Resensi Novel Laut Bercerita

 


Judul Buku                  : Laut Bercerita

Penulis                         : Leila S. Chudori

Penerbit                       : PT Gramedia

Tahun Terbit               : 2017

Jumlah Halaman         : x + 397

 

Laut Bercerita merupakan novel karangan Leila S Chudori yang berlatarkan Indonesia di masa Orde Baru. Ia mengaku bahwa ide untuk menulis novel ini muncul pada tahun 2008 saat ia meminta Nezar Patria untuk menuliskan pengalamannya saat diculik pada bulan Maret 1998. Lima tahun kemudian, Leila mulai melakukan wawancara dengan berbagai narasumber selain Nezar. Pada tahun 2017 akhirnya novel Laut Bercerita berhasil diterbitkan dan tiga tahun berselang, novel tersebut diterjemahkan ke dalam Bahasa Inggris dengan judul The Sea Speaks His Name.

 

Novel ini terbagi menjadi dua sudut pandang yaitu sudut pandang Biru Laut dan Asmara Jati. Biru Laut atau yang biasa dipanggil Laut merupakan seorang mahasiswa dan juga aktivis. Ia dan teman-temannya membentuk organisasi bernama winatra dan wirasena. Dalam organisasi tersebut mereka sering mendiskusikan karya-karya sastra terutama karya yang dilarang pada saat itu seperti karya Pramoedya Ananta Toer dan W.S. Rendra.

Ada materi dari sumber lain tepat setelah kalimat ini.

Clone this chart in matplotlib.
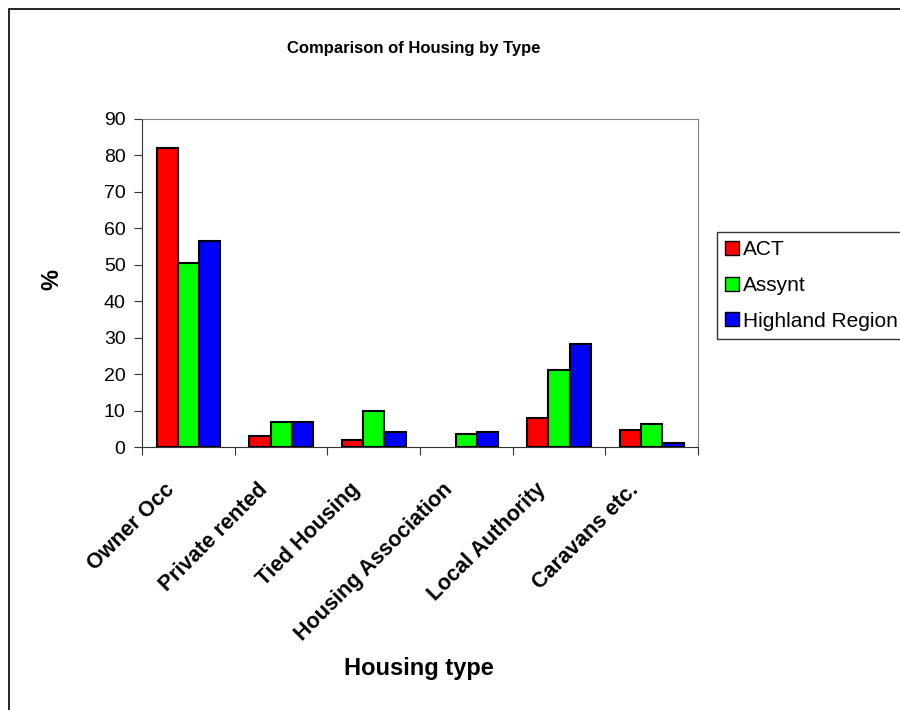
import numpy as np
import matplotlib as mpl
mpl.use('Agg')
import matplotlib.pyplot as plt  # NOQA
from matplotlib.patches import Rectangle
from matplotlib.transforms import ScaledTranslation, blended_transform_factory

plt.rcParams['font.family'] = ['Liberation Sans', 'DejaVu Sans']

categories = ['Owner Occ', 'Private rented', 'Tied Housing',
              'Housing Association', 'Local Authority', 'Caravans etc.']
series_names = ['ACT', 'Assynt', 'Highland Region']
act = [82, 3, 2, 0, 8, 4.8]
assynt = [50.5, 6.8, 10, 3.6, 21.2, 6.2]
highland = [56.5, 6.8, 4.2, 4.2, 28.2, 1.1]
colors = ['#ff0000', '#00ff00', '#0000ff']

fig = plt.figure(figsize=(9, 7.1), dpi=100)
fig.patches.append(Rectangle((9 / 900, -0.01), 1.0, 1 - 9 / 710 + 0.01,
                             transform=fig.transFigure, fill=False,
                             edgecolor='black', linewidth=1.2))
ax = fig.add_axes([0.158, 0.3704, 0.6176, 0.462])

x = np.arange(len(categories))
w = 0.23
for i, (vals, name) in enumerate(zip([act, assynt, highland], series_names)):
    bars = ax.bar(x + (i - 1) * w, vals, w, color=colors[i],
                  edgecolor='black', linewidth=1.5, label=name, zorder=3)
    for b, v in zip(bars, vals):
        if v == 0:
            b.set_visible(False)

ax.set_xlim(-0.5, len(categories) - 0.5)
ax.set_ylim(0, 90)
ax.set_yticks(range(0, 91, 10))
ax.set_yticklabels([str(v) for v in range(0, 91, 10)], fontsize=14)
ax.set_xticks(np.arange(len(categories) + 1) - 0.5)
ax.set_xticklabels([])
ax.tick_params(axis='x', length=6, direction='out', color='#333333')
ax.tick_params(axis='y', length=6, direction='out', color='#333333',
               pad=6)

# category labels, rotated like the spreadsheet original
trans = blended_transform_factory(ax.transData, ax.transAxes) + \
    ScaledTranslation(-24 / 100, -32 / 100, fig.dpi_scale_trans)
for xi, cat in zip(x, categories):
    ax.text(xi, 0, cat, transform=trans, rotation=45, ha='right', va='top',
            rotation_mode='anchor', fontsize=15.5, fontweight='bold')

for s in ['top', 'right']:
    ax.spines[s].set_color('#808080')
for s in ['left', 'bottom']:
    ax.spines[s].set_color('#333333')

fig.text(52 / 900, 1 - 280 / 710, '%', fontsize=17, fontweight='bold',
         rotation=90, ha='center', va='center')
fig.text(419 / 900, 1 - 668 / 710, 'Housing type', fontsize=17,
         fontweight='bold', ha='center', va='center')
fig.text(0.46, 0.925, 'Comparison of Housing by Type', fontsize=12,
         fontweight='bold', ha='center')

leg = ax.legend(loc='upper left', bbox_to_anchor=(717 / 900, 1 - 232 / 710),
                bbox_transform=fig.transFigure,
                fontsize=15, frameon=True, fancybox=False,
                edgecolor='black', handlelength=0.65, handleheight=0.65,
                handletextpad=0.2, borderaxespad=0, labelspacing=0.8,
                borderpad=0.4)
leg.get_frame().set_linewidth(1.0)
for h in leg.legend_handles:
    h.set_linewidth(1.0)

fig.savefig('out.png', dpi=100)
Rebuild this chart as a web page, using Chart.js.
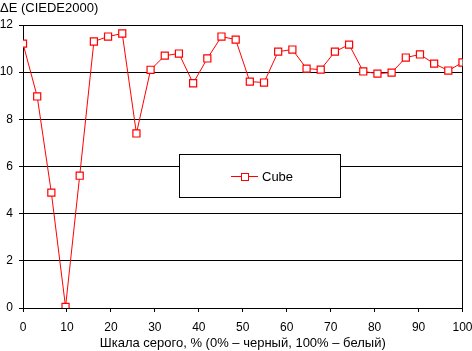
<!DOCTYPE html>
<html>
<head>
<meta charset="utf-8">
<script src="https://cdn.jsdelivr.net/npm/chart.js@4/dist/chart.umd.min.js"></script>
<style>
  html, body { margin: 0; padding: 0; background: #fff; }
  #wrap { width: 472px; height: 351px; }
</style>
</head>
<body>
<div id="wrap"><canvas id="chart"></canvas></div>
<script>
// Данные (шкала серого, ΔE)
const seriesName = 'Cube';
const grayLevels = [0, 3.23, 6.45, 9.68, 12.9, 16.13, 19.35, 22.58, 25.81, 29.03, 32.26,
    35.48, 38.71, 41.94, 45.16, 48.39, 51.61, 54.84, 58.06, 61.29, 64.52, 67.74,
    70.97, 74.19, 77.42, 80.65, 83.87, 87.1, 90.32, 93.55, 96.77, 100];
const deltaE = [11.21, 8.97, 4.89, 0.05, 5.61, 11.3, 11.51, 11.64, 7.40, 10.1, 10.70,
    10.79, 9.53, 10.58, 11.51, 11.38, 9.60, 9.56, 10.87, 10.96, 10.15, 10.11,
    10.87, 11.17, 10.03, 9.94, 9.98, 10.62, 10.75, 10.36, 10.07, 10.41];
const xTicks = [0, 10, 20, 30, 40, 50, 60, 70, 80, 90, 100];
const yTicks = [0, 2, 4, 6, 8, 10, 12];
const yTitle = 'ΔE (CIEDE2000)';
const xTitle = 'Шкала серого, % (0% – черный, 100% – белый)';

const FONT = 'Arial, "Liberation Sans", sans-serif';
const FSIZE = 13;   // заголовки
const TSIZE = 12;   // подписи делений

// заголовок + легенда
const extras = {
    id: 'extras',
    afterDraw(chart) {
        const ctx = chart.ctx;
        ctx.save();
        ctx.lineWidth = 1;

        // заголовок оси Y
        ctx.fillStyle = '#000';
        ctx.font = FSIZE + 'px ' + FONT;
        ctx.textBaseline = 'middle';
        ctx.textAlign = 'left';
        ctx.fillText(yTitle, 0, 8);

        // легенда
        ctx.strokeStyle = '#000';
        ctx.fillStyle = '#fff';
        ctx.fillRect(179.5, 154.5, 161, 43);
        ctx.strokeRect(179.5, 154.5, 161, 43);
        ctx.strokeStyle = '#ff0000';
        ctx.beginPath();
        ctx.moveTo(231, 176.5);
        ctx.lineTo(258, 176.5);
        ctx.stroke();
        ctx.fillStyle = '#fff';
        ctx.fillRect(241.5, 173.5, 7, 7);
        ctx.strokeRect(241.5, 173.5, 7, 7);
        ctx.fillStyle = '#000';
        ctx.fillText(seriesName, 262, 177);
        ctx.restore();
    }
};

new Chart(document.getElementById('chart'), {
    type: 'line',
    data: {
        datasets: [{
            label: seriesName,
            data: grayLevels.map((x, i) => ({ x: x, y: deltaE[i] })),
            borderColor: '#ff0000',
            borderWidth: 1,
            backgroundColor: '#ffffff',
            pointStyle: 'rect',
            pointRadius: 5,
            pointBorderWidth: 1.2,
            pointBackgroundColor: '#ffffff',
            pointBorderColor: '#ff0000',
            tension: 0
        }]
    },
    options: {
        responsive: true,
        maintainAspectRatio: false,
        animation: false,
        layout: { padding: { left: 0, right: 0, top: 25, bottom: 0 } },
        plugins: {
            legend: { display: false },
            tooltip: { enabled: false },
            title: { display: false }
        },
        scales: {
            x: {
                type: 'linear',
                min: 0,
                max: 100,
                afterBuildTicks: s => { s.ticks = xTicks.map(v => ({ value: v })); },
                afterFit: s => { s.height = 43; s.paddingLeft = 0; s.paddingRight = 0; },
                grid: { drawOnChartArea: false, drawTicks: true, tickLength: 4, color: '#000' },
                border: { color: '#000' },
                ticks: { color: '#000', font: { family: FONT, size: TSIZE }, padding: 8, maxRotation: 0 },
                title: { display: true, text: xTitle, color: '#000', font: { family: FONT, size: FSIZE }, padding: { top: 0, bottom: 0 } }
            },
            y: {
                min: 0,
                max: 12,
                afterBuildTicks: s => { s.ticks = yTicks.map(v => ({ value: v })); },
                afterFit: s => { s.width = 23; s.paddingTop = 0; s.paddingBottom = 0; },
                grid: { drawTicks: true, tickLength: 4, color: '#000' },
                border: { color: '#000' },
                ticks: { color: '#000', font: { family: FONT, size: TSIZE }, padding: 6 }
            },
            // правая граница области
            yRight: {
                position: 'right',
                min: 0,
                max: 12,
                afterFit: s => { s.width = 9.5; s.paddingTop = 0; s.paddingBottom = 0; },
                grid: { drawOnChartArea: false, drawTicks: false },
                border: { color: '#000' },
                ticks: { display: false }
            }
        }
    },
    plugins: [extras]
});
</script>
</body>
</html>
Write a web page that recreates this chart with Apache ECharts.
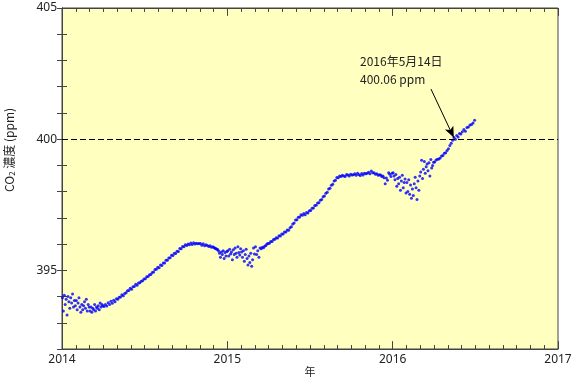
<!DOCTYPE html>
<html>
<head>
<meta charset="utf-8">
<script src="https://cdn.jsdelivr.net/npm/echarts@6/dist/echarts.min.js"></script>
<style>
html,body{margin:0;padding:0;background:#fff;}
#chart{width:573px;height:378px;}
</style>
</head>
<body>
<div id="chart"></div>
<script>
// ---- data ----
const months = [
  '2014-01','2014-02','2014-03','2014-04','2014-05','2014-06',
  '2014-07','2014-08','2014-09','2014-10','2014-11','2014-12',
  '2015-01','2015-02','2015-03','2015-04','2015-05','2015-06',
  '2015-07','2015-08','2015-09','2015-10','2015-11','2015-12',
  '2016-01','2016-02','2016-03','2016-04','2016-05','2016-06'
];
const co2Values = [
  [393.95,393.45,394.05,393.70,393.90,393.30,394.00,393.80,393.55,393.95,393.75,394.10,393.60,393.85,393.65],
  [393.85,393.50,393.75,393.95,393.60,393.40,393.70,393.50,393.65,393.80,393.55,393.90,393.45,393.70,393.60],
  [393.45,393.60,393.40,393.55,393.50,393.70,393.45,393.60,393.55,393.65,393.50,393.75,393.60,393.70,393.65],
  [393.62,393.70,393.64,393.76,393.70,393.82,393.74,393.86,393.80,393.92],
  [393.90,393.97,393.98,394.07,394.03,394.12,394.14,394.22,394.23,394.32],
  [394.28,394.37,394.38,394.47,394.43,394.52,394.53,394.58,394.60,394.67],
  [394.68,394.75,394.76,394.83,394.84,394.92,394.94,395.03,395.04,395.12],
  [395.10,395.20,395.18,395.28,395.28,395.38,395.38,395.47,395.48,395.57],
  [395.56,395.65,395.64,395.73,395.72,395.83,395.82,395.91,395.90,395.97],
  [395.95,396.00,395.97,396.04,395.98,396.05,396.00,396.03,396.01,396.02],
  [396.02,395.96,396.01,395.94,395.97,395.95,395.91,395.94,395.88,395.90],
  [395.87,395.84,395.83,395.80,395.79,395.74,395.65,395.50,395.70,395.60,395.75,395.45,395.68,395.55,395.72],
  [395.75,395.55,395.80,395.62,395.70,395.40,395.78,395.60,395.85,395.65,395.50,395.90,395.68,395.58,395.82],
  [395.70,395.50,395.75,395.35,395.60,395.80,395.45,395.20,395.55,395.30,395.65,395.15,395.40,395.85,395.62],
  [395.90,395.60,395.75,395.50,395.85,395.82,395.88,395.86,395.92,395.95,396.00,396.02],
  [396.03,396.10,396.10,396.17,396.18,396.24,396.23,396.32,396.31,396.38],
  [396.38,396.46,396.46,396.54,396.53,396.62,396.66,396.77,396.80,396.92],
  [396.93,397.02,397.03,397.12,397.10,397.17,397.12,397.20,397.18,397.27],
  [397.28,397.37,397.38,397.47,397.48,397.57,397.58,397.67,397.70,397.80],
  [397.83,397.94,397.98,398.10,398.13,398.24,398.28,398.40,398.43,398.54],
  [398.53,398.60,398.58,398.62,398.60,398.58,398.65,398.63,398.60,398.66],
  [398.63,398.64,398.68,398.62,398.70,398.64,398.61,398.69,398.63,398.70],
  [398.68,398.70,398.74,398.68,398.79,398.72,398.72,398.66,398.68,398.62],
  [398.64,398.63,398.58,398.60,398.53,398.30,398.52,398.43,398.72,398.66,398.58,398.70],
  [398.72,398.60,398.45,398.65,398.20,398.50,398.30,398.55,398.05,398.40,398.62,398.15,398.35,398.48,397.95],
  [398.35,398.00,398.45,397.90,398.25,397.75,398.10,397.85,398.30,398.55,398.15,397.70,398.40,398.05,398.60],
  [398.75,399.20,398.50,398.85,399.15,398.70,398.95,399.05,398.80,399.10,398.60,399.22,398.90,399.00,399.12],
  [399.13,399.21,399.23,399.24,399.28,399.36,399.38,399.46,399.48,399.57],
  [399.63,399.76,399.84,399.96,400.06,400.00,400.14,400.08,400.22,400.20],
  [400.28,400.37,400.30,400.44,400.46,400.54,400.56,400.62,400.72]
];
const xTickLabels = ['2014','2015','2016','2017'];
const yTickLabels = ['395','400','405'];
const xMajorTicks = [0, 12, 24, 36];          // months since Jan 2014 (year boundaries)
const xMinorTicks = [1,2,3,4,5,6,7,8,9,10,11,13,14,15,16,17,18,19,20,21,22,23,
                     25,26,27,28,29,30,31,32,33,34,35]; // month boundaries
const firstYear = 2014;
const referenceLevel = 400;
const annotationMonth = '2016-05';      // 2016年5月14日
const annotationDayFraction = 13.5 / 31;
const annotationValue = 400.06;
const annotationLines = ['2016年5月14日', '400.06 ppm'];
const arrowStartMonth = 26.78;          // months after Jan 2014
const arrowStartValue = 401.91;

const X_MIN = 0, X_MAX = 36, Y_MIN = 392, Y_MAX = 405;
const MAJOR_TICK_LEN = 0.30;   // in ppm units (about 8 px)
const MINOR_TICK_LEN = 0.15;   // about 4 px

function monthIndex(ym) {
  const p = ym.split('-').map(Number);
  return (p[0] - firstYear) * 12 + (p[1] - 1);
}
const points = [];
months.forEach((m, mi) => {
  const base = monthIndex(m);
  const vals = co2Values[mi];
  vals.forEach((v, k) => points.push([base + (k + 0.5) / vals.length, v]));
});
const annotationX = monthIndex(annotationMonth) + annotationDayFraction;

const FONT = 'Noto Sans';
const TXT = '#222';
const AX = '#444';

function xAxisDef(pos, withLabels) {
  const a = {
    type: 'value', min: X_MIN, max: X_MAX, interval: 12, position: pos,
    axisLine: {show: true, lineStyle: {color: AX, width: 1}},
    axisTick: {show: false},
    splitLine: {show: false},
    axisLabel: {show: false}
  };
  if (withLabels) {
    a.name = '年';
    a.nameLocation = 'middle';
    a.nameGap = 17;
    a.nameMoveOverlap = false;
    a.nameTextStyle = {fontFamily: 'Noto Sans CJK JP', fontSize: 11, color: TXT};
    a.axisLabel = {show: true, margin: 5, fontFamily: FONT, fontSize: 12, color: TXT,
      formatter: v => xTickLabels[Math.round(v / 12)] || ''};
  }
  return a;
}
function yAxisDef(pos, withLabels) {
  const a = {
    type: 'value', min: Y_MIN, max: Y_MAX, interval: 1, position: pos,
    axisLine: {show: true, lineStyle: {color: AX, width: 1}},
    axisTick: {show: true, inside: true, length: 5, lineStyle: {color: AX, width: 1}},
    splitLine: {show: false},
    axisLabel: {show: false}
  };
  if (withLabels) {
    a.axisLabel = {show: true, margin: 5, fontFamily: FONT, fontSize: 12, color: TXT,
      formatter: v => yTickLabels.indexOf(String(v)) >= 0 ? String(v) : ''};
  }
  return a;
}

// frame tick marks (top and bottom), placed through the axes' scales
const tickStyle = {type: 'solid', color: AX, width: 1};
const tickLines = [];
function addTicks(ticks, len) {
  ticks.forEach(t => {
    tickLines.push([{coord: [t, Y_MIN], symbol: 'none', lineStyle: tickStyle},
                    {coord: [t, Y_MIN + len], symbol: 'none'}]);
    tickLines.push([{coord: [t, Y_MAX], symbol: 'none', lineStyle: tickStyle},
                    {coord: [t, Y_MAX - len], symbol: 'none'}]);
  });
}
addTicks(xMajorTicks, MAJOR_TICK_LEN);
addTicks(xMinorTicks, MINOR_TICK_LEN);

const chart = echarts.init(document.getElementById('chart'));
chart.setOption({
  animation: false,
  backgroundColor: '#ffffff',
  grid: {left: 62, right: 15, top: 8, bottom: 29, show: true,
         outerBoundsMode: 'none',
         backgroundColor: '#FFFFC0', borderColor: AX, borderWidth: 1},
  xAxis: [xAxisDef('bottom', true), xAxisDef('top', false)],
  yAxis: [yAxisDef('left', true), yAxisDef('right', false)],
  graphic: [
    {type: 'text', left: 360, top: 55,
     style: {text: annotationLines[0], font: '12px "Noto Sans CJK JP"', fill: TXT}},
    {type: 'text', left: 360, top: 73,
     style: {text: annotationLines[1], font: '12px "Noto Sans CJK JP"', fill: TXT}},
    {type: 'text', x: 9, y: 150, rotation: Math.PI / 2,
     style: {
       text: '{a|CO}{s|2}{a| 濃度 (ppm)}',
       align: 'center', verticalAlign: 'middle',
       rich: {
         a: {fontFamily: 'Noto Sans CJK JP', fontSize: 12, fill: TXT},
         s: {fontFamily: 'Noto Sans CJK JP', fontSize: 8, fill: TXT, padding: [6, 0, 0, 0]}
       }
     }}
  ],
  series: [
    {
      type: 'scatter',
      xAxisIndex: 0, yAxisIndex: 0,
      data: points,
      symbol: 'circle',
      symbolSize: 3,
      itemStyle: {color: '#0000FF'},
      markLine: {
        silent: true,
        animation: false,
        data: [
          [{coord: [X_MIN, referenceLevel], symbol: 'none', lineStyle: {type: [6, 3], color: '#000', width: 1}},
           {coord: [X_MAX, referenceLevel], symbol: 'none'}],
          [{coord: [arrowStartMonth, arrowStartValue], symbol: 'none', lineStyle: {type: 'solid', color: '#000', width: 1}},
           {coord: [annotationX, annotationValue], symbol: 'arrow', symbolSize: [7, 11]}]
        ].concat(tickLines),
        label: {show: false}
      }
    }
  ]
});
</script>
</body>
</html>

Selain itu mereka juga sering melakukan aksi yang mereka anggap dapat menciptakan Indonesia yang lebih baik dan lebih demokratis. Salah satu aksi yang mereka lakukan adalah Aksi Tanam Jagung Blangguan yang bertujuan untuk membantu penduduk setempat supaya lahan mereka tidak digusur oleh pemerintah. Sayangnya, aksi yang akan mereka lakukan gagal terlaksana karena telah diketahui oleh para intel. Mereka berhasil melarikan diri dengan berpencar menjadi kelompok-kelompok yang lebih kecil, tetapi Laut dan kedua temannya tertangkap dan dibawa ke suatu tempat seperti markas tentara. Mereka ditahan selama beberapa hari dan mengalami penyiksaan yang keji.

 

Beberapa tahun kemudian, keadaan Indonesia semakin memanas. Organisasi yang mereka dirikan dilarang dan dianggap berbahaya bagi pemerintah yang mengakibatkan Laut beserta  teman-temannya menjadi buronan. Satu-persatu teman-teman Laut mulai menghilang entah kemana dan pada suatu hari Laut juga akhirnya menghilang. Mereka semua mengalami penculikan dan penyekapan. Saat masa penyekapan tersebut, tak jarang mereka mengalami penyiksaan seperti dipukul, digantung, diestrum, dan lain-lain. Setelah berhari-hari mengalami penyiksaan, beberapa dari mereka dibebaskan. Namun, terdapat 13 aktivis yang tidak kunjung kembali dan Laut merupakan salah satu dari mereka.

 

Sudut pandang kedua yaitu sudut pandang Asmara Jati yang merupakan adik kandung dari Laut. Pada bagian ini menceritakan bagaimana nasib keluarga, sahabat, dan kekasih dari mereka hilang. Asmara adalah seseorang yang sangat realistis, ia tak berharap banyak bahwa kakaknya masih hidup, tetapi ia terus melakukan upaya untuk menemukannya. Di samping itu, ia harus menghadapi kedua orang tuanya yang tidak bisa menerima kenyataan bahwa kakaknya telah hilang bertahun-tahun mungkin sudah tidak bernyawa. Bapak dan ibunya menganggap bahwa Laut masih tetap ada di samping mereka. Mereka bahkan tetap menyiapkan piring untuk Laut di setiap waktu makan dan mereka juga akan menunggu selama 15 menit, berharap bahwa Laut akan datang.

 

Penulis sangat berhasil dalam menggambarkan latar suasana pada novel ini. Pembaca dapat merasakan bagaimana tegangnya Laut dan teman-temannya saat merasa diikuti intel, bagaimana takutnya mereka saat akan mengalami penyiksaan, bagaimana sakit hatinya Laut saat menyadari bahwa salah satu temannya adalah penghianat, dan tentunya bagaimana rasa sedih yang dialami oleh keluarga yang ditinggalkan. Novel ini juga mengajarkan hal tentang perjuangan, persahabatan, dan kekeluargaan. Namun, terdapat beberapa kata kasar dan adegan yang terlalu sadis sehingga novel ini tidak direkomendasikan untuk anak di bawah umur.